MATERIAL PROVIDED:

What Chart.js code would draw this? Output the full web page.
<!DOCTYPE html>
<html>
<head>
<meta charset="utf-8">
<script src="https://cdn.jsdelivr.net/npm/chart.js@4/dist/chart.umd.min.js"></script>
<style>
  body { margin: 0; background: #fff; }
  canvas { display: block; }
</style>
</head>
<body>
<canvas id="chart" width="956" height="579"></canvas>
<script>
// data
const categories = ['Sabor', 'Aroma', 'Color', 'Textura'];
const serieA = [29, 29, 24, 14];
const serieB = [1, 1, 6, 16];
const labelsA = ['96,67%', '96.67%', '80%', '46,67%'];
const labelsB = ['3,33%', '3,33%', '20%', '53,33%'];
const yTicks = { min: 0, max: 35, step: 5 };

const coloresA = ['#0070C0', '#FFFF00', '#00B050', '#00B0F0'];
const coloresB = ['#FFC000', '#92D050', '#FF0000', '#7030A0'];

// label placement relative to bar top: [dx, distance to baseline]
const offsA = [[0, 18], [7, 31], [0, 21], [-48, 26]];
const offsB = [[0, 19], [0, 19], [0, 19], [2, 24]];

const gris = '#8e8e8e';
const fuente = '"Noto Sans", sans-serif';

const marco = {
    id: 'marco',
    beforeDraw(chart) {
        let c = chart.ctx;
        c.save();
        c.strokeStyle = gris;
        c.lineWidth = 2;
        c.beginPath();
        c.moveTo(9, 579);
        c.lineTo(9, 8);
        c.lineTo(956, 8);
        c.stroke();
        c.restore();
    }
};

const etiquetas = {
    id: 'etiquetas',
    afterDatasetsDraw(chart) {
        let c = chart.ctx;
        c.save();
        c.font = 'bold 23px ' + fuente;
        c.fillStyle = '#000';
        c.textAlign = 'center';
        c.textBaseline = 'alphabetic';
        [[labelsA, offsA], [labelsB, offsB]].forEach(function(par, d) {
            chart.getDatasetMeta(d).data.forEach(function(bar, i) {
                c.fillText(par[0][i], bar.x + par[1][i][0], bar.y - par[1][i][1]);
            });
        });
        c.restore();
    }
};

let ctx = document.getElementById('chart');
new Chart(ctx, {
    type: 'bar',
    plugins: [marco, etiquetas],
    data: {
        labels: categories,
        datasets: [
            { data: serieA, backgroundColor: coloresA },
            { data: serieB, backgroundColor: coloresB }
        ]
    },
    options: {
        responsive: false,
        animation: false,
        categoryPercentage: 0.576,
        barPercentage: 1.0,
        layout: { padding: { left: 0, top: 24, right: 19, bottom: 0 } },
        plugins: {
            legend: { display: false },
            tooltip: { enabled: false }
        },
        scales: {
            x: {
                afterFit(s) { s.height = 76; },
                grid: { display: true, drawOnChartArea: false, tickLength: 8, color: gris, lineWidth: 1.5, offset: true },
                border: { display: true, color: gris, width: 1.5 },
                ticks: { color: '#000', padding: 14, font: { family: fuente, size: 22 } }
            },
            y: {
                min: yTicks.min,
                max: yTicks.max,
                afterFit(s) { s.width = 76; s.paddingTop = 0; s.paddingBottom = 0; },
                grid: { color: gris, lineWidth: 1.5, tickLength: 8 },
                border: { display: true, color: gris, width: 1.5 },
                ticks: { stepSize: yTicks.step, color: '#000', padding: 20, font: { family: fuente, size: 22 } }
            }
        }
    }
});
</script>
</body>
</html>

REQUIREMENT: Set down the listing above in full, please, exactly as it appears.

ANSWER TO THE TASK:
What Chart.js code would draw this? Output the full web page.
<!DOCTYPE html>
<html>
<head>
<meta charset="utf-8">
<script src="https://cdn.jsdelivr.net/npm/chart.js@4/dist/chart.umd.min.js"></script>
<style>
  body { margin: 0; background: #fff; }
  canvas { display: block; }
</style>
</head>
<body>
<canvas id="chart" width="956" height="579"></canvas>
<script>
// data
const categories = ['Sabor', 'Aroma', 'Color', 'Textura'];
const serieA = [29, 29, 24, 14];
const serieB = [1, 1, 6, 16];
const labelsA = ['96,67%', '96.67%', '80%', '46,67%'];
const labelsB = ['3,33%', '3,33%', '20%', '53,33%'];
const yTicks = { min: 0, max: 35, step: 5 };

const coloresA = ['#0070C0', '#FFFF00', '#00B050', '#00B0F0'];
const coloresB = ['#FFC000', '#92D050', '#FF0000', '#7030A0'];

// label placement relative to bar top: [dx, distance to baseline]
const offsA = [[0, 18], [7, 31], [0, 21], [-48, 26]];
const offsB = [[0, 19], [0, 19], [0, 19], [2, 24]];

const gris = '#8e8e8e';
const fuente = '"Noto Sans", sans-serif';

const marco = {
    id: 'marco',
    beforeDraw(chart) {
        let c = chart.ctx;
        c.save();
        c.strokeStyle = gris;
        c.lineWidth = 2;
        c.beginPath();
        c.moveTo(9, 579);
        c.lineTo(9, 8);
        c.lineTo(956, 8);
        c.stroke();
        c.restore();
    }
};

const etiquetas = {
    id: 'etiquetas',
    afterDatasetsDraw(chart) {
        let c = chart.ctx;
        c.save();
        c.font = 'bold 23px ' + fuente;
        c.fillStyle = '#000';
        c.textAlign = 'center';
        c.textBaseline = 'alphabetic';
        [[labelsA, offsA], [labelsB, offsB]].forEach(function(par, d) {
            chart.getDatasetMeta(d).data.forEach(function(bar, i) {
                c.fillText(par[0][i], bar.x + par[1][i][0], bar.y - par[1][i][1]);
            });
        });
        c.restore();
    }
};

let ctx = document.getElementById('chart');
new Chart(ctx, {
    type: 'bar',
    plugins: [marco, etiquetas],
    data: {
        labels: categories,
        datasets: [
            { data: serieA, backgroundColor: coloresA },
            { data: serieB, backgroundColor: coloresB }
        ]
    },
    options: {
        responsive: false,
        animation: false,
        categoryPercentage: 0.576,
        barPercentage: 1.0,
        layout: { padding: { left: 0, top: 24, right: 19, bottom: 0 } },
        plugins: {
            legend: { display: false },
            tooltip: { enabled: false }
        },
        scales: {
            x: {
                afterFit(s) { s.height = 76; },
                grid: { display: true, drawOnChartArea: false, tickLength: 8, color: gris, lineWidth: 1.5, offset: true },
                border: { display: true, color: gris, width: 1.5 },
                ticks: { color: '#000', padding: 14, font: { family: fuente, size: 22 } }
            },
            y: {
                min: yTicks.min,
                max: yTicks.max,
                afterFit(s) { s.width = 76; s.paddingTop = 0; s.paddingBottom = 0; },
                grid: { color: gris, lineWidth: 1.5, tickLength: 8 },
                border: { display: true, color: gris, width: 1.5 },
                ticks: { stepSize: yTicks.step, color: '#000', padding: 20, font: { family: fuente, size: 22 } }
            }
        }
    }
});
</script>
</body>
</html>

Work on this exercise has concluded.